What this task involves> Both the line containing "Emit a Python" and the line containing "s.set_linewidth(1.6)" belong in the copy, as do all lines between them, copied exactly; pictures do not.

— start Recorded information —

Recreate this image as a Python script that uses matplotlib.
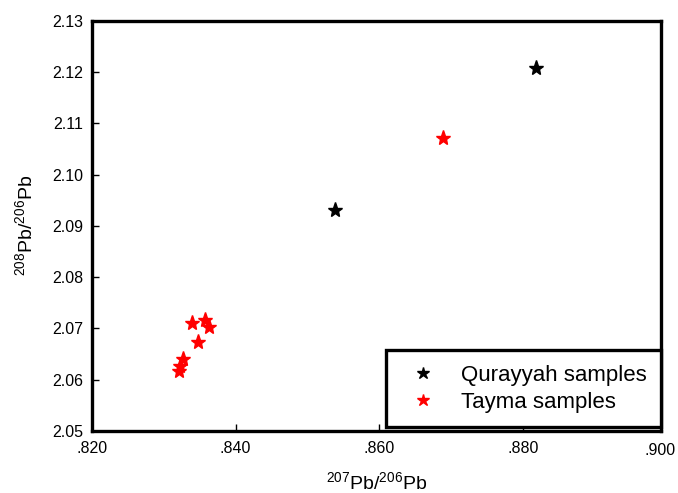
import matplotlib
matplotlib.use("Agg")
import matplotlib.pyplot as plt
from matplotlib.ticker import FormatStrFormatter, FuncFormatter

plt.rcParams['font.family'] = ['Liberation Sans', 'DejaVu Sans']
plt.rcParams['mathtext.fontset'] = 'custom'
plt.rcParams['mathtext.rm'] = 'Liberation Sans'
plt.rcParams['mathtext.it'] = 'Liberation Sans'

# Qurayyah samples
qur_x = [0.8818, 0.8538]
qur_y = [2.1207, 2.0930]

# Tayma samples
tay_x = [0.8688, 0.8340, 0.8358, 0.8363, 0.8348, 0.8327, 0.8323, 0.8321]
tay_y = [2.1071, 2.0710, 2.0716, 2.0703, 2.0673, 2.0640, 2.0627, 2.0616]

xticks = [0.820, 0.840, 0.860, 0.880]
last_xtick = 0.900
yticks = [2.05, 2.06, 2.07, 2.08, 2.09, 2.10, 2.11, 2.12, 2.13]


def xfmt(v, pos=None):
    return ('%.3f' % v).lstrip('0')


fig = plt.figure(figsize=(6.78, 4.93), dpi=100)
ax = fig.add_axes([0.1353, 0.1258, 0.8397, 0.8323])

ax.plot(qur_x, qur_y, linestyle='none', marker='*', color='black', markersize=11, label='Qurayyah samples')
ax.plot(tay_x, tay_y, linestyle='none', marker='*', color='red', markersize=11, label='Tayma samples')

# the frame stops a little short of .900 in the original
ax.set_xlim(0.82, 0.8992)
ax.set_ylim(2.05, 2.13)
ax.set_xticks(xticks)
ax.set_yticks(yticks)
ax.xaxis.set_major_formatter(FuncFormatter(xfmt))
ax.yaxis.set_major_formatter(FormatStrFormatter('%.2f'))
ax.tick_params(direction='in', length=5, width=1, labelsize=11.5)
ax.tick_params(axis='y', pad=6)
ax.tick_params(axis='x', pad=7.5)
ax.tick_params(top=False, right=False)
# last label nudged left so it stays inside the figure
ax.annotate(xfmt(last_xtick), xy=(last_xtick, 0), xycoords=('data', 'axes fraction'),
            xytext=(-4.5, -7.5 - 1.2), textcoords='offset points', ha='center', va='top',
            fontsize=11.5, annotation_clip=False)

for s in ax.spines.values():
    s.set_linewidth(2.4)

ax.set_xlabel(r'$^{207}$Pb/$^{206}$Pb', fontsize=14, labelpad=11)
ax.set_ylabel(r'$^{208}$Pb/$^{206}$Pb', fontsize=14, labelpad=12)

leg = ax.legend(loc='lower right', bbox_to_anchor=(1.0, 0.009), borderaxespad=0,
                fontsize=16, frameon=True, fancybox=False, framealpha=1, markerscale=0.8,
                handletextpad=0.74, borderpad=0.66, labelspacing=0.25, handlelength=1.94)
leg.get_frame().set_edgecolor('black')
leg.get_frame().set_linewidth(2.4)

fig.savefig('out.png', dpi=100)
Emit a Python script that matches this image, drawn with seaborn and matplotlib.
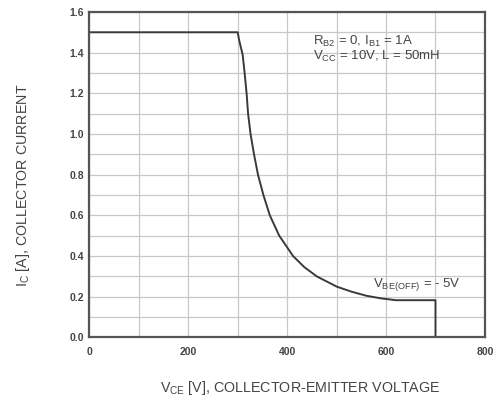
import numpy as np
import pandas as pd
import matplotlib
matplotlib.use("Agg")
import matplotlib.pyplot as plt
import seaborn as sns

# RBSOA curve
vce = [0, 300, 303, 307, 310, 314, 318, 321, 326, 333, 341, 352, 365, 384, 412, 435, 460, 500, 530, 560, 590, 620, 700, 700]
ic = [1.5, 1.5, 1.46, 1.42, 1.39, 1.3, 1.2, 1.1, 1.0, 0.9, 0.8, 0.7, 0.6, 0.5, 0.4, 0.345, 0.3, 0.25, 0.225, 0.205, 0.192, 0.183, 0.183, 0.0]

x_ticks = [0, 200, 400, 600, 800]
y_ticks = [0.0, 0.2, 0.4, 0.6, 0.8, 1.0, 1.2, 1.4, 1.6]

df = pd.DataFrame({"vce": vce, "ic": ic})

sns.set_style("white")
plt.rcParams["font.family"] = ["Liberation Sans", "DejaVu Sans"]

fig = plt.figure(figsize=(5.02, 4.11), dpi=100)
ax = fig.add_axes([0.178, 0.179, 0.788, 0.792])

sns.lineplot(data=df, x="vce", y="ic", sort=False, estimator=None,
             color="#3a3a3a", linewidth=1.4, ax=ax)

ax.set_xlim(0, 800)
ax.set_ylim(0, 1.6)
ax.set_xticks(x_ticks)
ax.set_yticks(y_ticks)
ax.set_xticklabels([str(t) for t in x_ticks])
ax.set_yticklabels([f"{t:.1f}" for t in y_ticks])
ax.set_xticks(np.arange(0, 801, 100), minor=True)
ax.set_yticks(np.arange(0, 1.61, 0.1), minor=True)
ax.grid(which="both", color="#c8c8c8", linewidth=0.9)
ax.tick_params(which="both", length=0, labelsize=7.5, labelcolor="#444444")
ax.tick_params(axis="x", pad=7)
ax.tick_params(axis="y", pad=4)
for lab in ax.get_xticklabels() + ax.get_yticklabels():
    lab.set_fontweight("bold")
for s in ax.spines.values():
    s.set_color("#555555")
    s.set_linewidth(1.6)

ax.set_xlabel("")
ax.set_ylabel("")
fig.text(0.598, 0.056, r"V$_{\mathregular{CE}}$ [V], COLLECTOR-EMITTER VOLTAGE",
         ha="center", va="center", fontsize=10.3, color="#444444")
fig.text(0.045, 0.55, r"I$_{\mathregular{C}}$ [A], COLLECTOR CURRENT",
         ha="center", va="center", rotation=90, fontsize=10.3, color="#444444")

ax.text(453, 1.455, r"R$_{\mathregular{B2}}$ = 0, I$_{\mathregular{B1}}$ = 1A",
        fontsize=9.5, color="#444444", va="center")
ax.text(453, 1.38, r"V$_{\mathregular{CC}}$ = 10V, L = 50mH",
        fontsize=9.5, color="#444444", va="center")
ax.text(573, 0.26, r"V$_{\mathregular{BE(OFF)}}$ = - 5V",
        fontsize=9.5, color="#444444", va="center")

fig.savefig("out.png", dpi=100, facecolor="white")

— end Recorded information —

Task solution>
Emit a Python script that matches this image, drawn with seaborn and matplotlib.
import numpy as np
import pandas as pd
import matplotlib
matplotlib.use("Agg")
import matplotlib.pyplot as plt
import seaborn as sns

# RBSOA curve
vce = [0, 300, 303, 307, 310, 314, 318, 321, 326, 333, 341, 352, 365, 384, 412, 435, 460, 500, 530, 560, 590, 620, 700, 700]
ic = [1.5, 1.5, 1.46, 1.42, 1.39, 1.3, 1.2, 1.1, 1.0, 0.9, 0.8, 0.7, 0.6, 0.5, 0.4, 0.345, 0.3, 0.25, 0.225, 0.205, 0.192, 0.183, 0.183, 0.0]

x_ticks = [0, 200, 400, 600, 800]
y_ticks = [0.0, 0.2, 0.4, 0.6, 0.8, 1.0, 1.2, 1.4, 1.6]

df = pd.DataFrame({"vce": vce, "ic": ic})

sns.set_style("white")
plt.rcParams["font.family"] = ["Liberation Sans", "DejaVu Sans"]

fig = plt.figure(figsize=(5.02, 4.11), dpi=100)
ax = fig.add_axes([0.178, 0.179, 0.788, 0.792])

sns.lineplot(data=df, x="vce", y="ic", sort=False, estimator=None,
             color="#3a3a3a", linewidth=1.4, ax=ax)

ax.set_xlim(0, 800)
ax.set_ylim(0, 1.6)
ax.set_xticks(x_ticks)
ax.set_yticks(y_ticks)
ax.set_xticklabels([str(t) for t in x_ticks])
ax.set_yticklabels([f"{t:.1f}" for t in y_ticks])
ax.set_xticks(np.arange(0, 801, 100), minor=True)
ax.set_yticks(np.arange(0, 1.61, 0.1), minor=True)
ax.grid(which="both", color="#c8c8c8", linewidth=0.9)
ax.tick_params(which="both", length=0, labelsize=7.5, labelcolor="#444444")
ax.tick_params(axis="x", pad=7)
ax.tick_params(axis="y", pad=4)
for lab in ax.get_xticklabels() + ax.get_yticklabels():
    lab.set_fontweight("bold")
for s in ax.spines.values():
    s.set_color("#555555")
    s.set_linewidth(1.6)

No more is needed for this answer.